First-of-its-kind research at Iowa State is leading to the development of taller towers capable of harvesting more wind energy and expanding wind energy to places where it is currently unfeasible.

“The expectation is that we will be able to generate more energy close to where the demand is high,” said Sri Sritharan, leader of the Iowa State University College of Engineering’s Wind Energy Initiative. “What we’re focusing on is a new concept that will revolutionize the wind energy market. Ideas others have put forward tend to be more incremental in nature.”

Sritharan has assembled a team of researchers who are developing wind towers made of concrete that can be built up to 40 meters taller than existing steel turbine towers. The initiative is the only wind tower research project that is funded by the U.S. Department of Energy.
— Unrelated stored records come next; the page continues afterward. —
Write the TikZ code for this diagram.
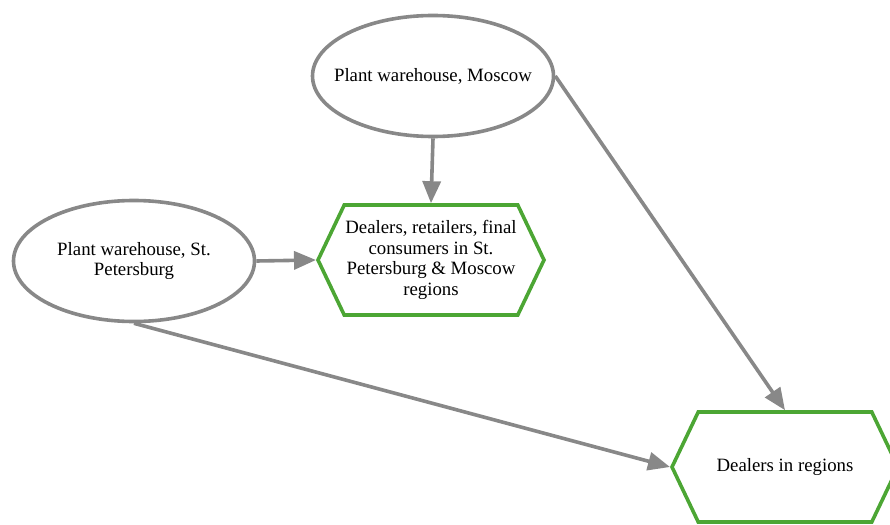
\documentclass[tikz,border=0pt]{standalone}
\usepackage{fontspec}
\setmainfont{Liberation Serif}
\usetikzlibrary{shapes.geometric,shapes.symbols,arrows.meta}
\definecolor{gris}{RGB}{136,136,136}
\definecolor{verde}{RGB}{76,166,52}
\begin{document}
\begin{tikzpicture}[x=1pt, y=-1pt,
    every node/.style={font=\fontsize{18.8}{20.5}\selectfont, align=center},
    almacen/.style={ellipse, draw=gris, line width=3.6pt, minimum width=241pt, minimum height=121pt, inner sep=-16pt},
    destino/.style={signal, signal to=west and east, signal pointer angle=129, draw=verde, line width=3.6pt,
        minimum width=226pt, minimum height=110pt, inner sep=0pt},
    flecha/.style={-{Triangle[length=22pt, width=18pt]}, draw=gris, line width=3.6pt}]
    \useasboundingbox (0,0) rectangle (890,524);
    % Almacenes de planta
    \node[almacen] (moscu) at (433,76) {Plant warehouse, Moscow};
    \node[almacen] (spb) at (134,261) {Plant warehouse, St.\\Petersburg};
    % Destinos
    \node[destino] (locales) at (431,260) {Dealers, retailers, final\\consumers in St.\\Petersburg \& Moscow\\regions};
    \node[destino] (regiones) at (785,467) {Dealers in regions};
    % Flechas
    \draw[flecha] (moscu.south) -- (locales.north);
    \draw[flecha] (spb.east) -- (locales.west);
    \draw[flecha] (moscu.east) -- (regiones.north);
    \draw[flecha] (spb.south) -- (regiones.west);
\end{tikzpicture}
\end{document}
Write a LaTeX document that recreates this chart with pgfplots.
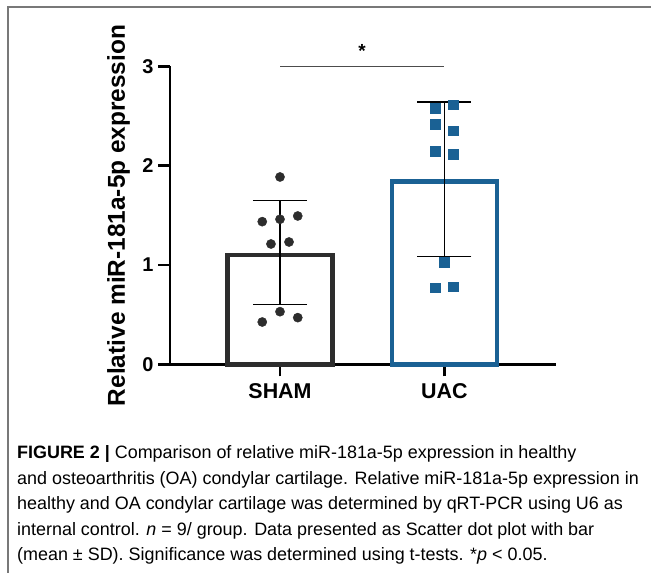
\documentclass[border=0pt]{standalone}
\usepackage{fontspec}
\setmainfont{Liberation Sans}
\usepackage{pgfplots}
\pgfplotsset{compat=1.18}
\definecolor{shamgray}{RGB}{45,45,45}
\definecolor{uacblue}{RGB}{26,97,148}
\definecolor{framegray}{RGB}{120,120,120}
\newfontfamily\capfont{Liberation Sans}
\begin{document}
\begin{tikzpicture}[x=1bp,y=1bp]
\useasboundingbox (0,0) rectangle (651,573);
\draw[framegray, line width=1.6bp] (8,0) -- (8,566) -- (651,566);
\begin{axis}[
  at={(170bp,208.7bp)}, anchor=south west,
  scale only axis, width=386bp, height=297.8bp,
  xmin=-0.6695, xmax=1.680, ymin=0, ymax=3,
  axis lines=left,
  axis line style={-, line width=2.8bp, black},
  clip=false,
  xtick={0,1}, xticklabels={SHAM,UAC},
  ytick={0,1,2,3},
  tick align=outside,
  major tick length=12bp,
  tick style={line width=2.8bp, black},
  /pgf/number format/assume math mode=true,
  yticklabel style={font=\fontsize{20}{24}\selectfont\bfseries, xshift=-1bp},
  xticklabel style={font=\fontsize{21.5}{24}\selectfont\bfseries, yshift=-4bp},
  ylabel={Relative miR-181a-5p expression},
  ylabel style={at={(axis description cs:-0.133,0.5)}, anchor=center, font=\fontsize{24.5}{28}\selectfont\bfseries},
]
\addplot[ybar, bar shift=0pt, bar width=0.639, draw=shamgray, fill=white, line width=4.5bp] coordinates {(0,1.10)};
\addplot[ybar, bar shift=0pt, bar width=0.639, draw=uacblue, fill=white, line width=4.5bp] coordinates {(1,1.84)};
\addplot[draw=none, mark=none, forget plot,
  error bars/.cd, y dir=both, y explicit,
  error bar style={draw=black, line width=1.5bp},
  error mark options={draw=black, rotate=90, mark size=27bp, line width=1.5bp}]
  coordinates {(0,1.128) +- (0,0.524) (1,1.865) +- (0,0.777)};
\addplot[only marks, mark=*, mark size=4.6bp, color=shamgray] coordinates {
  (0,1.887) (-0.108,1.437) (0,1.461) (0.108,1.494) (-0.055,1.212) (0.055,1.232)
  (-0.108,0.426) (0,0.530) (0.108,0.470)};
\addplot[only marks, mark=square*, mark size=4.75bp, color=uacblue] coordinates {
  (0.945,2.579) (1.055,2.615) (0.945,2.418) (1.055,2.353) (0.945,2.149) (1.055,2.118)
  (1,1.030) (0.945,0.772) (1.055,0.782)};
\addplot[mark=none, line width=1.5bp, color=black!70] coordinates {(0,3) (1,3)};
\node[font=\fontsize{19}{20}\selectfont\bfseries] at (axis cs:0.5,3.16) {*};
\end{axis}
\begin{scope}[font=\capfont\fontsize{18}{20}\selectfont]
\node[anchor=base west, inner sep=0] at (17,114) {\textbf{FIGURE 2 |} Comparison of relative miR-181a-5p expression in healthy};
\node[anchor=base west, inner sep=0] at (17,88.5) {and osteoarthritis (OA) condylar cartilage. Relative miR-181a-5p expression in};
\node[anchor=base west, inner sep=0] at (17,63) {healthy and OA condylar cartilage was determined by qRT-PCR using U6 as};
\node[anchor=base west, inner sep=0] at (17,37.5) {internal control. \textit{n} = 9/ group. Data presented as Scatter dot plot with bar};
\node[anchor=base west, inner sep=0] at (17,12) {(mean ± SD). Significance was determined using t-tests. *\textit{p} < 0.05.};
\end{scope}
\end{tikzpicture}
\end{document}
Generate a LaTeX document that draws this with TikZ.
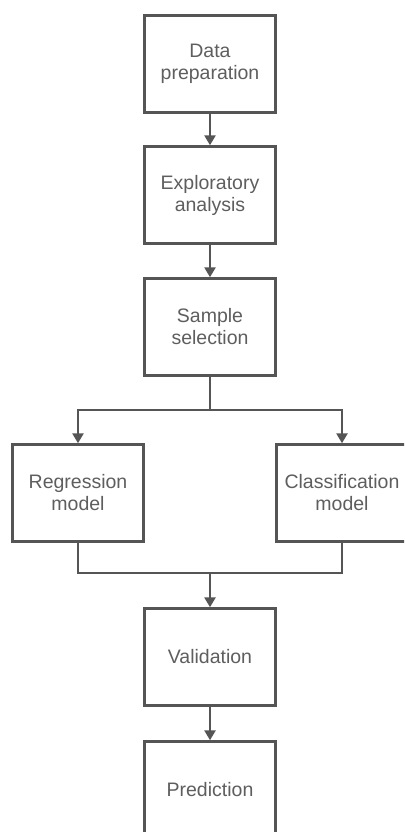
\documentclass[tikz,border=0pt]{standalone}
\usepackage{fontspec}
\setmainfont{Liberation Sans}
\usetikzlibrary{arrows.meta}
\definecolor{linegray}{HTML}{555555}
\definecolor{textgray}{HTML}{5E5E5E}
\tikzset{
  flowbox/.style={draw=linegray, line width=2.4pt, fill=white, minimum width=131pt, minimum height=97pt,
    inner sep=0pt, align=center, text=textgray, font=\fontsize{19.5}{22}\selectfont},
  flowline/.style={draw=linegray, line width=2.4pt},
  flowarr/.style={flowline, -{Triangle[width=11pt,length=10pt]}}
}
\begin{document}
\begin{tikzpicture}[x=1pt,y=-1pt]
\useasboundingbox (0,0) rectangle (404,832);
\clip (0,0) rectangle (404,832);
\node[flowbox] (prep) at (210,64) {Data\\preparation};
\node[flowbox] (expl) at (210,195) {Exploratory\\analysis};
\node[flowbox] (samp) at (210,327) {Sample\\selection};
\node[flowbox] (reg) at (78,493) {Regression\\model};
\node[flowbox] (cls) at (342,493) {Classification\\model};
\node[flowbox] (val) at (210,657) {Validation};
\node[flowbox] (pred) at (210,790) {Prediction};
\coordinate (split) at (210,410);
\coordinate (merge) at (210,573);
\draw[flowarr] (prep.south) -- (expl.north);
\draw[flowarr] (expl.south) -- (samp.north);
\draw[flowline] (samp.south) -- (split);
\draw[flowarr] (split) -| (reg.north);
\draw[flowarr] (split) -| (cls.north);
\draw[flowline] (reg.south) |- (merge) -| (cls.south);
\draw[flowarr] (merge) -- (val.north);
\draw[flowarr] (val.south) -- (pred.north);
\end{tikzpicture}
\end{document}
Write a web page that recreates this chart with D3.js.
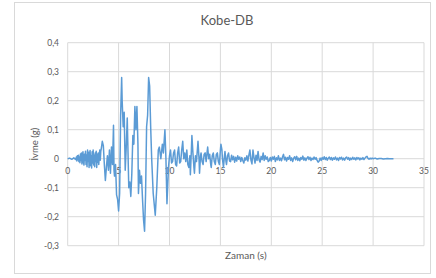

“If you go taller, there are multiple advantages,” Sritharan said. “If the tower height goes up, the velocity of the wind goes up. If the velocity of the wind goes up, power generation increases.” He added initial studies have shown the taller towers could allow their turbines to generate at least 10 to 12 percent more electricity.

The Iowa State University concept involves stacking hexagonal sections of high-strength precast concrete to a height up to 120 meters. By using concrete, developers can rely upon local firms to transport and assemble the sections, rather than using imported steel. It also solves critical transportation issues. A 120-meter steel tower would require a base with an 18-foot diameter, which is four feet taller than the standard clearance for Interstate highway overpasses.

The greatest advantage to the taller concrete towers, Sritharan said, is that they will open up areas of the nation, like the air conditioning-dependent southwestern United States, to cost effective wind energy generation. Currently, there are insufficient winds in the Southwest to generate low-cost electricity from 80-meter towers.